→ TASK REQUIREMENTS: Emit an exact copy of the lines running from the start of the records to the line containing "markeredgewidth=2, color='#4646d2', alpha=0.85, zorder=3)", both included.

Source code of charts
++++++++++

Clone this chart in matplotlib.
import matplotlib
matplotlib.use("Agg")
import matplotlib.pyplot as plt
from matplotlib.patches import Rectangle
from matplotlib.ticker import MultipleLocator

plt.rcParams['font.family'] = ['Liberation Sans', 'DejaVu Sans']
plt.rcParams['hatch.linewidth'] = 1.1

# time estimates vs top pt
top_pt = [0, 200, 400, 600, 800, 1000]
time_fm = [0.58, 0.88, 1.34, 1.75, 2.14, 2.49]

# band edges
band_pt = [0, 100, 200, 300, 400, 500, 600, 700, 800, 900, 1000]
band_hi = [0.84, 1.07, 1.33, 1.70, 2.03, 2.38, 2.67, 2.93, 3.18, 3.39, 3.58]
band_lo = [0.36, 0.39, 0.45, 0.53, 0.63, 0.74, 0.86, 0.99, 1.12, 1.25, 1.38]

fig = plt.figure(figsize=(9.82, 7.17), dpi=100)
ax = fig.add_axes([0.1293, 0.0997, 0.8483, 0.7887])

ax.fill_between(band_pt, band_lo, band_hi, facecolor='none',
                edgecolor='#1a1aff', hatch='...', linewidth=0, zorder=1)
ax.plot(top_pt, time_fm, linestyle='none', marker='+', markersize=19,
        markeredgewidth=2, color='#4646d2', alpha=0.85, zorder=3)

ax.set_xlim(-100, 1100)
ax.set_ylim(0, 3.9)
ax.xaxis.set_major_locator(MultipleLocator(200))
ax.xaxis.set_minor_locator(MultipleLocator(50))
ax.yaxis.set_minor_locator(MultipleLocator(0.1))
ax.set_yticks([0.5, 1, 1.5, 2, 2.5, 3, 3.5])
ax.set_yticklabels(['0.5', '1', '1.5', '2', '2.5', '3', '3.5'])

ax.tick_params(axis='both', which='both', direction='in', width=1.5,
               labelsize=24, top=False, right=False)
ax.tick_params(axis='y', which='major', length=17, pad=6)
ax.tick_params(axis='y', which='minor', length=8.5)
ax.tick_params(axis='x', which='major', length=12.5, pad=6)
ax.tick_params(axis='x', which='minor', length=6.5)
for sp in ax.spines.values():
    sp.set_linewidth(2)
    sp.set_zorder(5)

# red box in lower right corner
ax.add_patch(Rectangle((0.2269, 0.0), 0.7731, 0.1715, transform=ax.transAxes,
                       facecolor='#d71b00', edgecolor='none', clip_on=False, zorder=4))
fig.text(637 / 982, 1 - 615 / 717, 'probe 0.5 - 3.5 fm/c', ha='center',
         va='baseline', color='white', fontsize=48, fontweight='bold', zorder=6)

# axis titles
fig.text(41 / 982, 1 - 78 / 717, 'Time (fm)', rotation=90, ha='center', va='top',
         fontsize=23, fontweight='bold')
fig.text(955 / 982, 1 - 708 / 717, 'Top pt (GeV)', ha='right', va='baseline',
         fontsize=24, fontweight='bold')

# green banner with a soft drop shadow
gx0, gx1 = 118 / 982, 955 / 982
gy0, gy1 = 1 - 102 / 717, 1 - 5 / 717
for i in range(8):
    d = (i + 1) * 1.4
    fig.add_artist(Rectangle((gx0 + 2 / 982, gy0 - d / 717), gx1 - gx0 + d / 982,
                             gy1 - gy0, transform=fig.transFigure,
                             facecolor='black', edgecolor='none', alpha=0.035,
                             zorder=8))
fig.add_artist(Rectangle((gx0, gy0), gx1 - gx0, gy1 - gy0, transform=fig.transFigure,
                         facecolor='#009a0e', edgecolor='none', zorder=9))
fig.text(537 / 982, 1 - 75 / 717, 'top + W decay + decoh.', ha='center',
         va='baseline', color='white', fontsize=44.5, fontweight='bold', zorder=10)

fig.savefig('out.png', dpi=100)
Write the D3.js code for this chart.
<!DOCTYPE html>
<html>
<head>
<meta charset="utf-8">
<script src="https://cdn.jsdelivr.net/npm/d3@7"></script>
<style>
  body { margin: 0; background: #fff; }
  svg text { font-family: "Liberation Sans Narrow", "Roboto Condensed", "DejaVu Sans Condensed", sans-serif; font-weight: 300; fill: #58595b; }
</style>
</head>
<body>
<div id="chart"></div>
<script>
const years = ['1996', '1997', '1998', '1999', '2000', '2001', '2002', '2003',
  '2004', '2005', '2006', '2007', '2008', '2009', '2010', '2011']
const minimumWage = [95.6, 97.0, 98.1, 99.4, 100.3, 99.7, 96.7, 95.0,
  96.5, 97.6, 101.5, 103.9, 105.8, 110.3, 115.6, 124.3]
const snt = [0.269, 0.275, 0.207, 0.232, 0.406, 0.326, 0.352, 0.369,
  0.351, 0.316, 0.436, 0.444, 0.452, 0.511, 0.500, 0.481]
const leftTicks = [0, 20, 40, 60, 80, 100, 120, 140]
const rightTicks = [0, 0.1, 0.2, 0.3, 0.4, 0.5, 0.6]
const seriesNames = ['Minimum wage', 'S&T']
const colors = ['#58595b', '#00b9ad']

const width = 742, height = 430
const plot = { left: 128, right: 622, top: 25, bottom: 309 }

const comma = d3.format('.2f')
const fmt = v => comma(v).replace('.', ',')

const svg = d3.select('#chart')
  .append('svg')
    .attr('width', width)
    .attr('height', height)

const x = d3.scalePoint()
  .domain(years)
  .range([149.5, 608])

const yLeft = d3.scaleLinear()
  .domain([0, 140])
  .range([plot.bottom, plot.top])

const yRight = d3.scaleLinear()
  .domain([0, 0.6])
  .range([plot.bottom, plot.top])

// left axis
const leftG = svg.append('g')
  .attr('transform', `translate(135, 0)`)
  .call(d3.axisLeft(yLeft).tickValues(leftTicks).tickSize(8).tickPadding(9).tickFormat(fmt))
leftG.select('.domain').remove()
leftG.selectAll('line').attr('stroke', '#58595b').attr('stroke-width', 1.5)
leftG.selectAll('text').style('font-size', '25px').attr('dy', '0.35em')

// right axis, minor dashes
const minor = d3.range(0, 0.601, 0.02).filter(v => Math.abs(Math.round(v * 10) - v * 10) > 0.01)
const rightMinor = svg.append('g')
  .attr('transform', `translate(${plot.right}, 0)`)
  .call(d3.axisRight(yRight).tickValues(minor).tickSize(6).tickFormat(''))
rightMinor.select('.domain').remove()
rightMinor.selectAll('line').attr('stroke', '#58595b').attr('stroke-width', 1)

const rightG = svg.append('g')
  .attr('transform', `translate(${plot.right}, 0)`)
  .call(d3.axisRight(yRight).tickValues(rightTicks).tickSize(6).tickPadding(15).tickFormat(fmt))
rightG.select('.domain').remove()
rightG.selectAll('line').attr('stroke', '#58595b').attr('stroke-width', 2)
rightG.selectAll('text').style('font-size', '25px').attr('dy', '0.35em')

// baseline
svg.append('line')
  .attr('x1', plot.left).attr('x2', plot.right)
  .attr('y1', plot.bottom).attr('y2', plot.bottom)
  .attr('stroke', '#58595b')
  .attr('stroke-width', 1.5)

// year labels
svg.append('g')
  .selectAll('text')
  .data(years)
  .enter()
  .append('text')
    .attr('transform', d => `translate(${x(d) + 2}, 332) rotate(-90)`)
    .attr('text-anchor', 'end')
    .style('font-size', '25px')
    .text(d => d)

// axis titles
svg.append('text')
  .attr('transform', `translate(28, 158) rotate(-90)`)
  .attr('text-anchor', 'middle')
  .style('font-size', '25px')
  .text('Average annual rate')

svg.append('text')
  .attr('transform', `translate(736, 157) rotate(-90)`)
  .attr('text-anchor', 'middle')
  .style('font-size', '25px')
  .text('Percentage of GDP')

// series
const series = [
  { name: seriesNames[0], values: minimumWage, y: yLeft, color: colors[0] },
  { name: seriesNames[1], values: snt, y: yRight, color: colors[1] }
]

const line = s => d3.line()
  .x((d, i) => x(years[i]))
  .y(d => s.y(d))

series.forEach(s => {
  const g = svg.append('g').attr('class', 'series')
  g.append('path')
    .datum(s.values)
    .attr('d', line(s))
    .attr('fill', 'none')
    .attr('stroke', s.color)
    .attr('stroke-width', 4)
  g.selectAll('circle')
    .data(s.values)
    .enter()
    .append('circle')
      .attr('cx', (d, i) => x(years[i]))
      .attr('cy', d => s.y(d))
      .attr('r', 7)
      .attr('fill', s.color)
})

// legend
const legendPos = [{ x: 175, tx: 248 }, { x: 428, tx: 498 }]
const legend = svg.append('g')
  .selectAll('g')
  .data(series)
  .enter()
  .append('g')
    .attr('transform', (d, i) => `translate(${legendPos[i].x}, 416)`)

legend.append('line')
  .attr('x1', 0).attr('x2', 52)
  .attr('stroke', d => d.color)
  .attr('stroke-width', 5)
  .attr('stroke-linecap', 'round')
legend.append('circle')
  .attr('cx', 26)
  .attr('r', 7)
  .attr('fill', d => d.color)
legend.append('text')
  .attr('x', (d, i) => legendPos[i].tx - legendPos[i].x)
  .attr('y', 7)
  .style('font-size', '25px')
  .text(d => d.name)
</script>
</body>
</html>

++++++++++

→ THE OUTPUT:
Clone this chart in matplotlib.
import matplotlib
matplotlib.use("Agg")
import matplotlib.pyplot as plt
from matplotlib.patches import Rectangle
from matplotlib.ticker import MultipleLocator

plt.rcParams['font.family'] = ['Liberation Sans', 'DejaVu Sans']
plt.rcParams['hatch.linewidth'] = 1.1

# time estimates vs top pt
top_pt = [0, 200, 400, 600, 800, 1000]
time_fm = [0.58, 0.88, 1.34, 1.75, 2.14, 2.49]

# band edges
band_pt = [0, 100, 200, 300, 400, 500, 600, 700, 800, 900, 1000]
band_hi = [0.84, 1.07, 1.33, 1.70, 2.03, 2.38, 2.67, 2.93, 3.18, 3.39, 3.58]
band_lo = [0.36, 0.39, 0.45, 0.53, 0.63, 0.74, 0.86, 0.99, 1.12, 1.25, 1.38]

fig = plt.figure(figsize=(9.82, 7.17), dpi=100)
ax = fig.add_axes([0.1293, 0.0997, 0.8483, 0.7887])

ax.fill_between(band_pt, band_lo, band_hi, facecolor='none',
                edgecolor='#1a1aff', hatch='...', linewidth=0, zorder=1)
ax.plot(top_pt, time_fm, linestyle='none', marker='+', markersize=19,
        markeredgewidth=2, color='#4646d2', alpha=0.85, zorder=3)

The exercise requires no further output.